Sunday, April 19, 2015
New York Times Announces Deployment of the Ofiice of the Inspector General for NYPD Affairs
For months now, Mayor Bill de Blasio has peppered his remarks on improving relations between the police and the community with references to the new office of the inspector general for the New York Police Department. The office, the mayor has suggested, would be an early warning system for potential flare-ups of the sort that engulfed the department over its stop-and-frisk policies.
On Monday, the inspector general’s office became a part of the real world of police oversight and citizen involvement, unveiling its website and encouraging New Yorkers, including whistle-blowers, to come forward.
The new site signals that the office, headed by Philip K. Eure, is officially open for business, even if not all of its staff of more than 40 has been hired and its work space, within the offices of the Department of Investigation, has the out-of-the-box feel of a start-up.
For New Yorkers still unclear about the new office, basic questions are answered on the site: Who is the inspector general? What sorts of complaints should New Yorkers send? How is it different from the Civilian Complaint Review Board, which also investigates behavior by officers?
Indeed, much of the website is taken up with illuminating the inspector general’s role and explaining how it fits in with other city agencies that monitor the activities of the Police Department. (In answer to the last question above: Complaints about the conduct of individual officers go to the review board; the inspector general looks into almost everything else, especially police policy.)

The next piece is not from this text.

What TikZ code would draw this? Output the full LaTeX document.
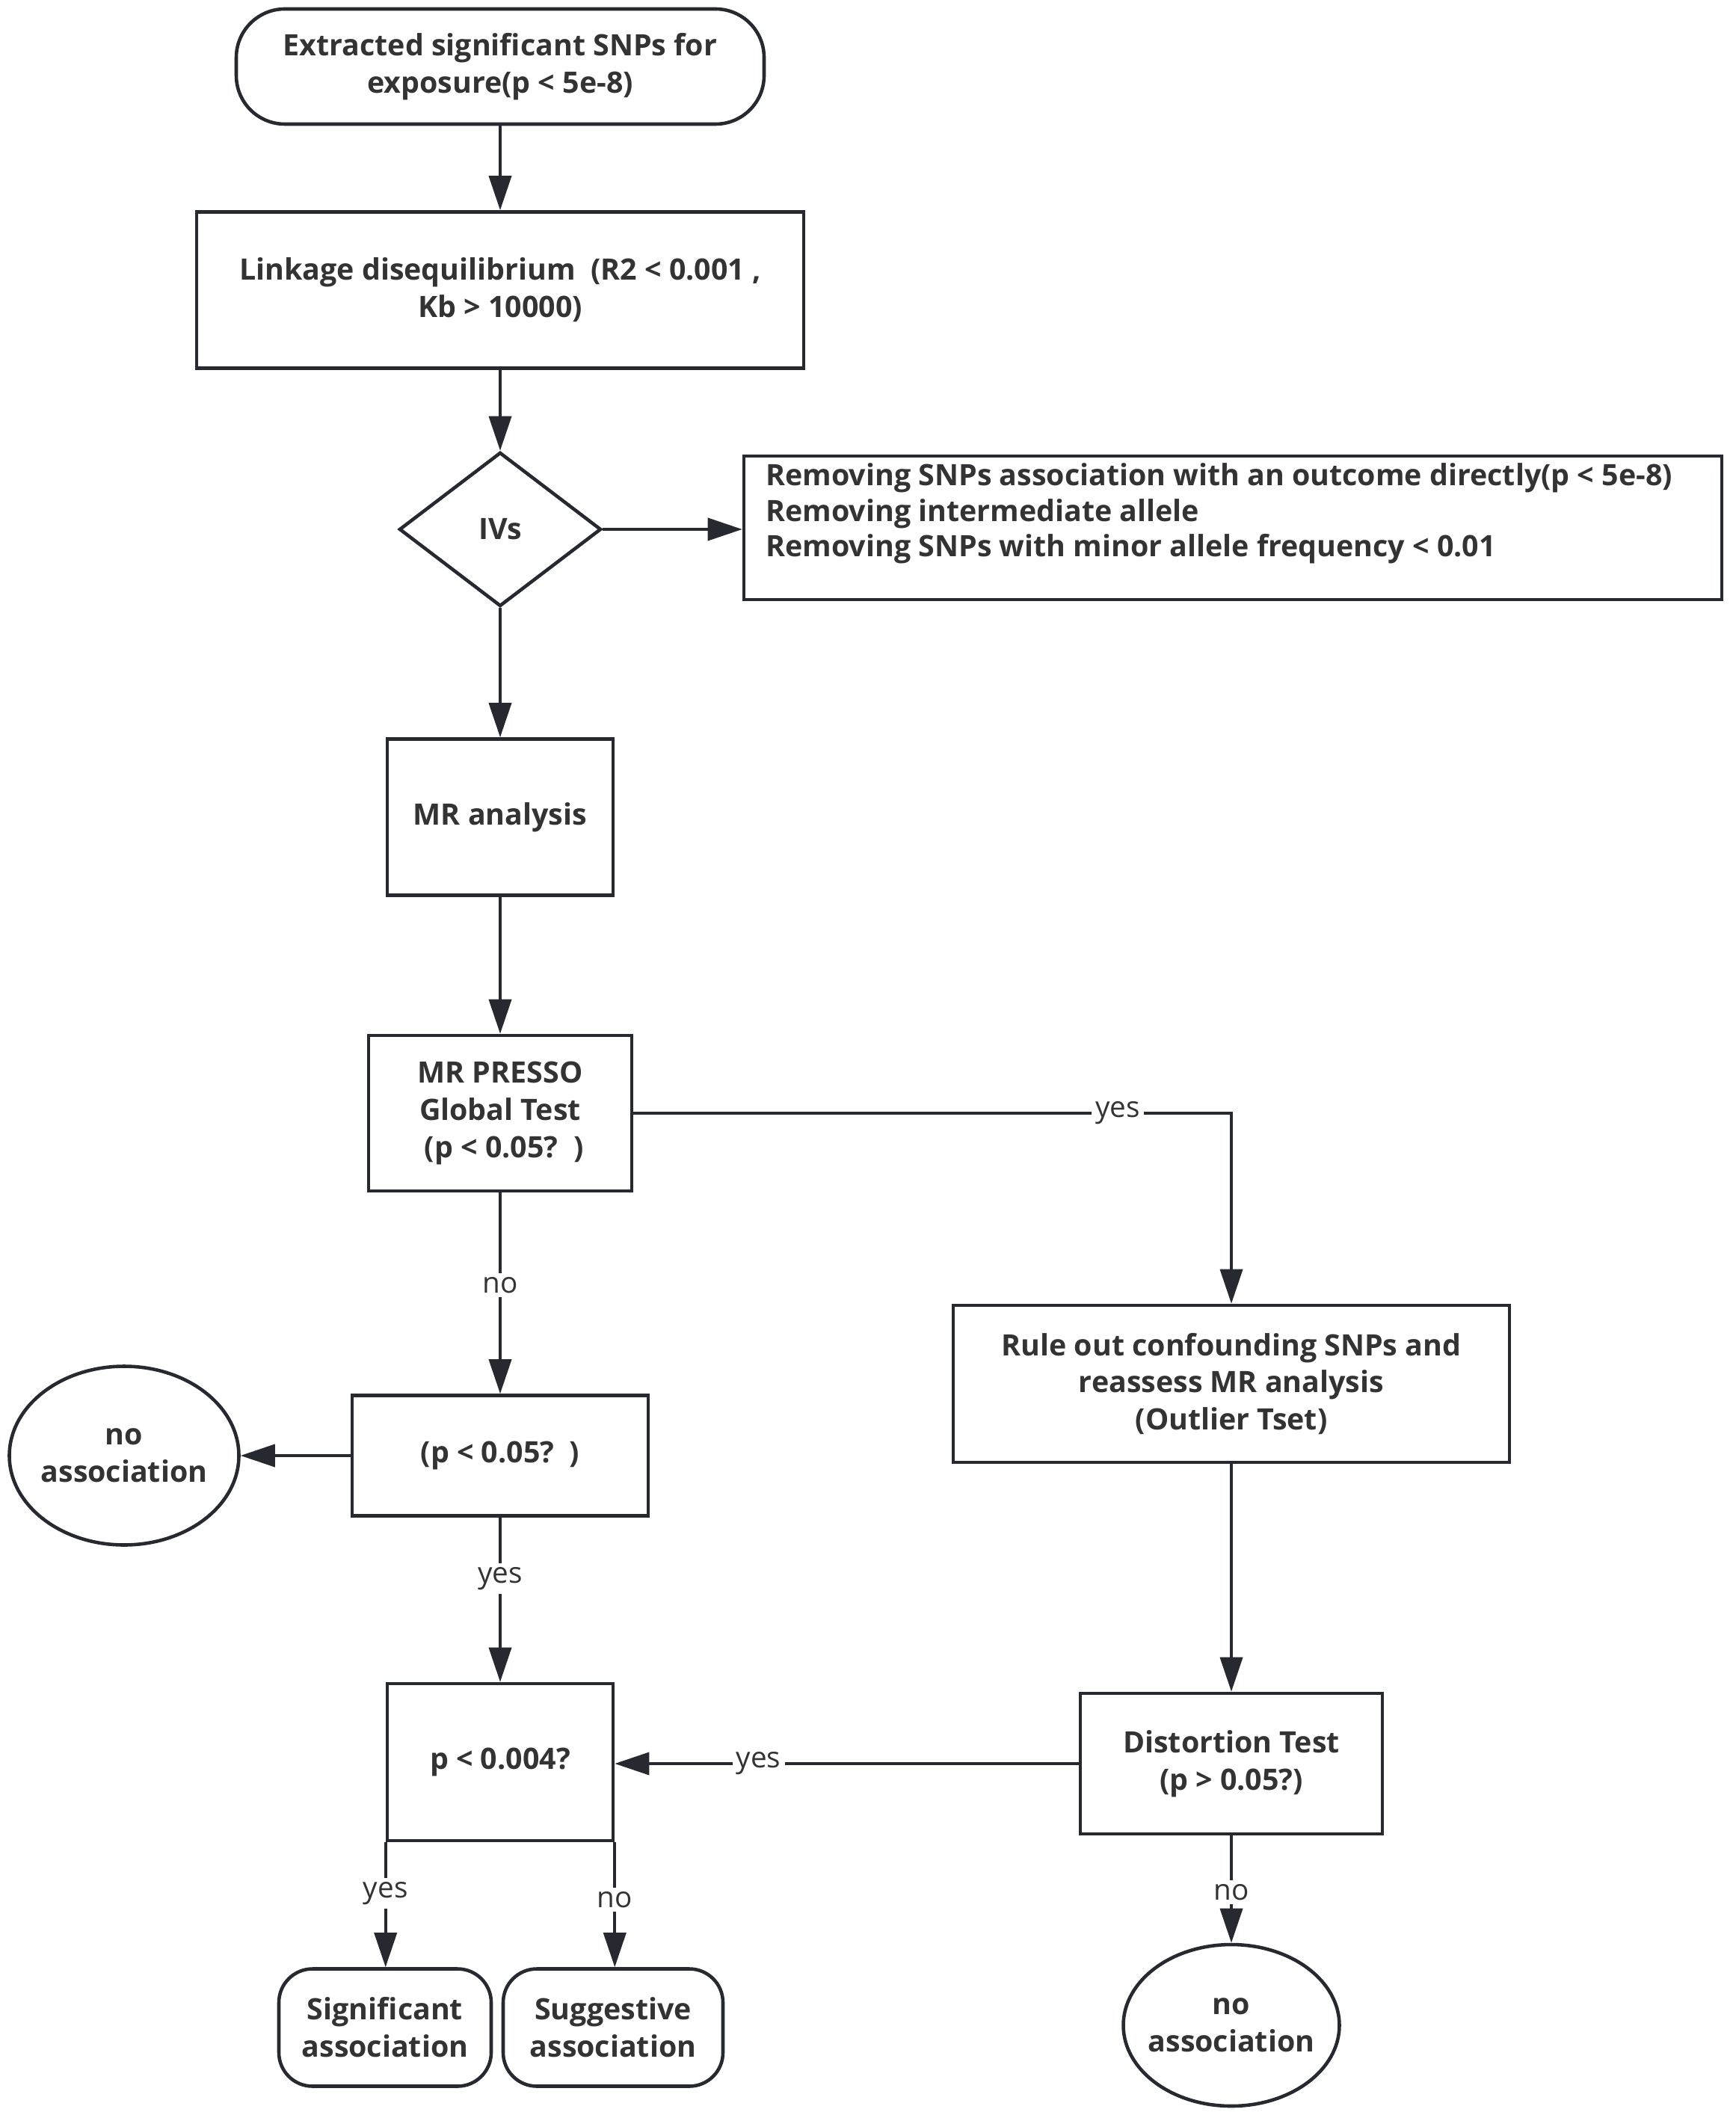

Created by the City Council last year over the objections of police unions and then-Mayor Michael R. Bloomberg, the inspector general is meant to look at “the big picture,” Mr. de Blasio has said, at patterns and practices on the scale of the department’s stop-and-frisk program, and to report regularly on its findings.
The inspector general has subpoena power, though only through the Department of Investigation.
Mr. Eure has yet to say whether he will look into some areas of department policy that have drawn scrutiny this year, such as the soaring number of quality-of-life arrests and the use of force in arrests like the one that led to the death of Eric Garner.
“The office has been in full building mode for the past few months,” Mr. Eure (pronounced your) said in a statement on Monday. The ultimate goal, he said, is “increasing the public’s confidence in the police force and forging stronger police-community relations.”
In the meantime, New Yorkers may now report — anonymously, if they choose — “any complaints or concerns regarding the New York City Police Department’s operations, policies, programs and practices” to the inspector general’s office in writing or, soon, the site promises, by using a web form. “Whistle-blower protections apply,” the site explains.